Give the number of lines that contain the string "this", and nothing else.

Entries with chart source code:

┄┄┄┄┄┄┄┄┄┄┄┄┄┄┄┄┄┄┄┄

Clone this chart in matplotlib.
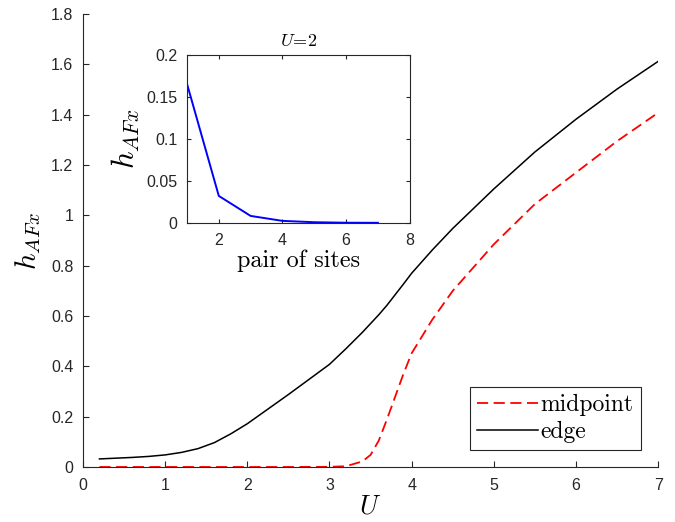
import numpy as np
import matplotlib
matplotlib.use('Agg')
import matplotlib.pyplot as plt
from matplotlib.ticker import FormatStrFormatter, MultipleLocator

plt.rcParams['mathtext.fontset'] = 'cm'
plt.rcParams['font.family'] = ['Liberation Sans', 'DejaVu Sans']
plt.rcParams['lines.scale_dashes'] = False

  ## data
U = [0.2, 0.4, 0.6, 0.8, 1.0, 1.2, 1.4, 1.6, 1.8, 2.0, 2.5, 3.0, 3.2,
     3.4, 3.5, 3.6, 3.7, 3.8, 3.9, 4.0, 4.25, 4.5, 5.0, 5.5, 6.0, 6.5, 7.0]
edge = [0.032, 0.035, 0.038, 0.042, 0.048, 0.058, 0.073, 0.097, 0.132, 0.172,
        0.288, 0.408, 0.470, 0.535, 0.570, 0.605, 0.643, 0.685, 0.727, 0.770,
        0.862, 0.948, 1.105, 1.252, 1.382, 1.502, 1.612]
midpoint = [0.0, 0.0, 0.0, 0.0, 0.0, 0.0, 0.0, 0.0, 0.0, 0.0,
            0.0, 0.0005, 0.003, 0.022, 0.048, 0.105, 0.19, 0.28, 0.37, 0.452,
            0.585, 0.700, 0.885, 1.045, 1.170, 1.295, 1.408]

pair = [1, 2, 3, 4, 5, 6, 7]
h_pair = [0.1656, 0.0321, 0.0083, 0.0024, 0.0008, 0.0002, 0.0001]

axcol = '#262626'

fig = plt.figure(figsize=(6.75, 5.22), dpi=100)

  ## main axes
ax = fig.add_axes([0.123, 0.1054, 0.852, 0.8676])
ax.plot(U, midpoint, color='red', linewidth=1.3, dashes=(8, 4), label='midpoint')
ax.plot(U, edge, color='black', linewidth=1.1, label='edge')
ax.set_xlim(0, 7)
ax.set_ylim(0, 1.8)
ax.xaxis.set_major_locator(MultipleLocator(1))
ax.yaxis.set_major_locator(MultipleLocator(0.2))
ax.yaxis.set_major_formatter(FormatStrFormatter('%g'))
ax.spines['top'].set_visible(False)
ax.spines['right'].set_visible(False)
for s in ['left', 'bottom']:
    ax.spines[s].set_color(axcol)
    ax.spines[s].set_linewidth(0.8)
ax.tick_params(direction='in', length=4.3, width=0.8, colors=axcol, labelsize=11.5)
ax.tick_params(axis='y', pad=7)
ax.tick_params(axis='x', pad=8)
ax.set_xlabel('$U$', fontsize=19, labelpad=1)
ax.set_ylabel('$h_{AFx}$', fontsize=21, labelpad=6)

leg = ax.legend(loc='lower right', bbox_to_anchor=(0.97, 0.0375), fancybox=False,
                edgecolor=axcol, framealpha=1, handlelength=2.6, borderpad=0.3,
                labelspacing=0.2, handletextpad=0.1, borderaxespad=0,
                prop={'family': 'cmr10', 'size': 17})
leg.get_frame().set_linewidth(0.8)

  ## inset
ins = fig.add_axes([0.277, 0.573, 0.330, 0.322])
ins.plot(pair, h_pair, color='blue', linewidth=1.4)
ins.set_xlim(1, 8)
ins.set_ylim(0, 0.2)
ins.set_xticks([2, 4, 6, 8])
ins.set_yticks([0, 0.05, 0.1, 0.15, 0.2])
ins.yaxis.set_major_formatter(FormatStrFormatter('%g'))
for s in ins.spines.values():
    s.set_color(axcol)
    s.set_linewidth(0.8)
ins.tick_params(direction='in', length=3, width=0.8, colors=axcol, labelsize=11.5,
                top=True, right=True)
ins.tick_params(axis='y', pad=7)
ins.tick_params(axis='x', pad=7)
ins.set_title('$U\\!=\\!2$', fontsize=13, pad=6)
ins.set_xlabel('pair of sites', family='cmr10', fontsize=17.5, labelpad=1)
ins.set_ylabel('$h_{AFx}$', fontsize=22, labelpad=3)

fig.savefig('out.png', dpi=100)
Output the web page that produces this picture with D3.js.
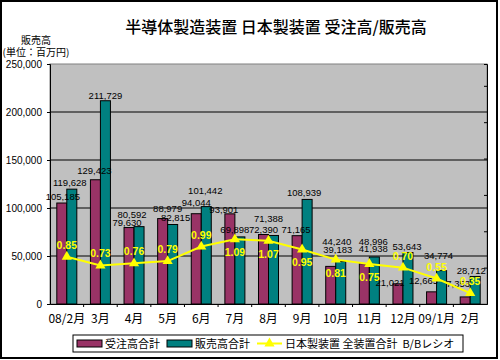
<!DOCTYPE html>
<html>
<head>
<meta charset="utf-8">
<script src="https://cdn.jsdelivr.net/npm/d3@7"></script>
<style>
    body { margin: 0; background: #fff; }
    text { font-family: "Liberation Sans", Arial, sans-serif; }
    .jp { font-family: "Noto Sans CJK JP", sans-serif; }
</style>
</head>
<body>
<div id="chart"></div>
<script>
const months = ["08/2月", "3月", "4月", "5月", "6月", "7月", "8月", "9月", "10月", "11月", "12月", "09/1月", "2月"];
const orders = [105185, 129423, 79630, 88979, 94044, 93901, 72390, 71165, 39183, 41938, 21021, 12665, 7353];
const sales = [119628, 211729, 80592, 82815, 101442, 69898, 71388, 108939, 44240, 48996, 53643, 34774, 28712];
const bbRatio = [0.85, 0.73, 0.76, 0.79, 0.99, 1.09, 1.07, 0.95, 0.81, 0.75, 0.70, 0.55, 0.35];
const yTicks = [0, 50000, 100000, 150000, 200000, 250000];
const seriesNames = ["受注高合計", "販売高合計", "日本製装置 全装置合計  B/Bレシオ"];
const title = "半導体製造装置 日本製装置 受注高/販売高";

const colors = { orders: "#993366", sales: "#008080", ratio: "#ffff00" };
const fmt = d3.format(",");

// hand nudges [dx, dy] of the value labels, as they were dragged in the original
const ordersLabelNudge = [[1, 0], [-1, -3], [-2, 1], [5, -4], [0, -5], [-6, 2], [0, 1], [-1, 0], [7, -10], [9, -9], [-8, 5], [-8, -5], [-7, -7]];
const salesLabelNudge = [[-2, 0], [0, 1], [-7, -6], [3, 0], [-1, -10], [-5, -1], [-5, -10], [-3, 0], [-4, -14], [-1, -9], [-1, 0], [-3, -9], [-4, 1]];

const svgWidth = 500, svgHeight = 360;
const plot = { left: 50, right: 487, top: 64, bottom: 304 };

let svg = d3.select("#chart")
    .append("svg")
    .attr("width", svgWidth)
    .attr("height", svgHeight);

// outer frame
svg.append("rect")
    .attr("x", 1).attr("y", 1)
    .attr("width", 496).attr("height", 357)
    .attr("fill", "#fff")
    .attr("stroke", "#000")
    .attr("stroke-width", 2);

// scales
let x = d3.scaleBand()
    .domain(months)
    .range([plot.left, plot.right]);
let xInner = d3.scaleBand()
    .domain(["orders", "sales"])
    .range([0, x.bandwidth()])
    .paddingOuter(0.68);
let y = d3.scaleLinear()
    .domain([0, 250000])
    .range([plot.bottom, plot.top]);
let y2 = d3.scaleLinear()
    .domain([0.2, 3.5])
    .range([plot.bottom, plot.top]);

// plot background
svg.append("rect")
    .attr("x", plot.left).attr("y", plot.top)
    .attr("width", plot.right - plot.left)
    .attr("height", plot.bottom - plot.top)
    .attr("fill", "#c0c0c0")
    .attr("stroke", "#808080");

// gridlines
svg.append("g")
    .selectAll("line")
    .data(yTicks.filter(d => d > 0 && d < 250000))
    .enter()
    .append("line")
    .attr("x1", plot.left).attr("x2", plot.right)
    .attr("y1", d => y(d)).attr("y2", d => y(d))
    .attr("stroke", "#000");

// left axis
let yAxis = svg.append("g")
    .attr("transform", "translate(" + plot.left + ",0)")
    .call(d3.axisLeft(y).tickValues(yTicks).tickFormat(d => fmt(d)).tickSize(3).tickPadding(5));
yAxis.select(".domain").attr("stroke", "#000");
yAxis.selectAll("text").attr("font-size", 10).attr("fill", "#000");

// right axis for the ratio, labels hidden
let y2Axis = svg.append("g")
    .attr("transform", "translate(" + plot.right + ",0)")
    .call(d3.axisLeft(y2).tickValues(d3.range(0.2, 3.51, 0.5)).tickSize(3).tickFormat(""));
y2Axis.select(".domain").attr("stroke", "#000");

// bottom axis
let xAxis = svg.append("g")
    .attr("transform", "translate(0," + plot.bottom + ")")
    .call(d3.axisBottom(x).tickSize(0).tickPadding(10));
xAxis.select(".domain").attr("stroke", "#000");
xAxis.selectAll("text")
    .attr("class", "jp")
    .attr("font-size", 12)
    .attr("fill", "#000");
svg.append("g")
    .selectAll("line")
    .data(months.slice(1))
    .enter()
    .append("line")
    .attr("x1", d => x(d)).attr("x2", d => x(d))
    .attr("y1", plot.bottom).attr("y2", plot.bottom + 3)
    .attr("stroke", "#000");

// bars
const bars = [
    { key: "orders", values: orders, nudge: ordersLabelNudge },
    { key: "sales", values: sales, nudge: salesLabelNudge }
];
bars.forEach(series => {
    svg.append("g")
        .selectAll("rect")
        .data(series.values)
        .enter()
        .append("rect")
        .attr("x", (d, i) => x(months[i]) + xInner(series.key))
        .attr("y", d => y(d))
        .attr("width", xInner.bandwidth())
        .attr("height", d => y(0) - y(d))
        .attr("fill", colors[series.key])
        .attr("stroke", "#000")
        .attr("stroke-width", 1);
});

// bar value labels
bars.forEach(series => {
    svg.append("g")
        .selectAll("text")
        .data(series.values)
        .enter()
        .append("text")
        .attr("x", (d, i) => x(months[i]) + xInner(series.key) + xInner.bandwidth() / 2 + series.nudge[i][0])
        .attr("y", (d, i) => y(d) - 3 + series.nudge[i][1])
        .attr("text-anchor", "middle")
        .attr("font-size", 9.5)
        .attr("fill", "#000")
        .text(d => fmt(d));
});

// b/b ratio line
let cx = (d, i) => x(months[i]) + x.bandwidth() / 2;
let line = d3.line()
    .x(cx)
    .y(d => y2(d));
svg.append("path")
    .datum(bbRatio)
    .attr("d", line)
    .attr("fill", "none")
    .attr("stroke", colors.ratio)
    .attr("stroke-width", 2);

let triangle = d3.symbol().type(d3.symbolTriangle).size(45);
svg.append("g")
    .selectAll("path")
    .data(bbRatio)
    .enter()
    .append("path")
    .attr("d", triangle)
    .attr("transform", (d, i) => "translate(" + cx(d, i) + "," + y2(d) + ")")
    .attr("fill", colors.ratio);

// ratio labels: below the line around the peak, above elsewhere
const labelBelow = ["7月", "8月", "9月", "10月", "11月"];
svg.append("g")
    .selectAll("text")
    .data(bbRatio)
    .enter()
    .append("text")
    .attr("x", (d, i) => cx(d, i))
    .attr("y", (d, i) => labelBelow.includes(months[i]) ? y2(d) + 17 : y2(d) - 8)
    .attr("text-anchor", "middle")
    .attr("font-size", 10.5)
    .attr("font-weight", "bold")
    .attr("fill", colors.ratio)
    .text(d => d.toFixed(2));

// title and unit
svg.append("text")
    .attr("class", "jp")
    .attr("x", 276).attr("y", 33)
    .attr("text-anchor", "middle")
    .attr("font-size", 16)
    .attr("font-weight", 500)
    .attr("fill", "#000")
    .text(title);
svg.append("text")
    .attr("class", "jp")
    .attr("x", 36).attr("y", 44)
    .attr("text-anchor", "middle")
    .attr("font-size", 10)
    .text("販売高");
svg.append("text")
    .attr("class", "jp")
    .attr("x", 36).attr("y", 56)
    .attr("text-anchor", "middle")
    .attr("font-size", 10)
    .text("(単位：百万円)");

// legend
let legend = svg.append("g");
legend.append("rect")
    .attr("x", 73).attr("y", 335)
    .attr("width", 390).attr("height", 17)
    .attr("fill", "#fff")
    .attr("stroke", "#000");
const legendX = [77, 167, 257];
[colors.orders, colors.sales].forEach((c, i) => {
    legend.append("rect")
        .attr("x", legendX[i]).attr("y", 340)
        .attr("width", 25).attr("height", 7)
        .attr("fill", c)
        .attr("stroke", "#000");
});
legend.append("line")
    .attr("x1", legendX[2]).attr("x2", legendX[2] + 25)
    .attr("y1", 343.5).attr("y2", 343.5)
    .attr("stroke", colors.ratio)
    .attr("stroke-width", 2);
legend.append("path")
    .attr("d", triangle)
    .attr("transform", "translate(" + (legendX[2] + 12.5) + ",343.5)")
    .attr("fill", colors.ratio);
seriesNames.forEach((name, i) => {
    legend.append("text")
        .attr("class", "jp")
        .attr("x", legendX[i] + 28).attr("y", 347.5)
        .attr("font-size", 11)
        .attr("fill", "#000")
        .style("white-space", "pre")
        .text(name);
});
</script>
</body>
</html>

┄┄┄┄┄┄┄┄┄┄┄┄┄┄┄┄┄┄┄┄

**FINISHED ANSWER:** 2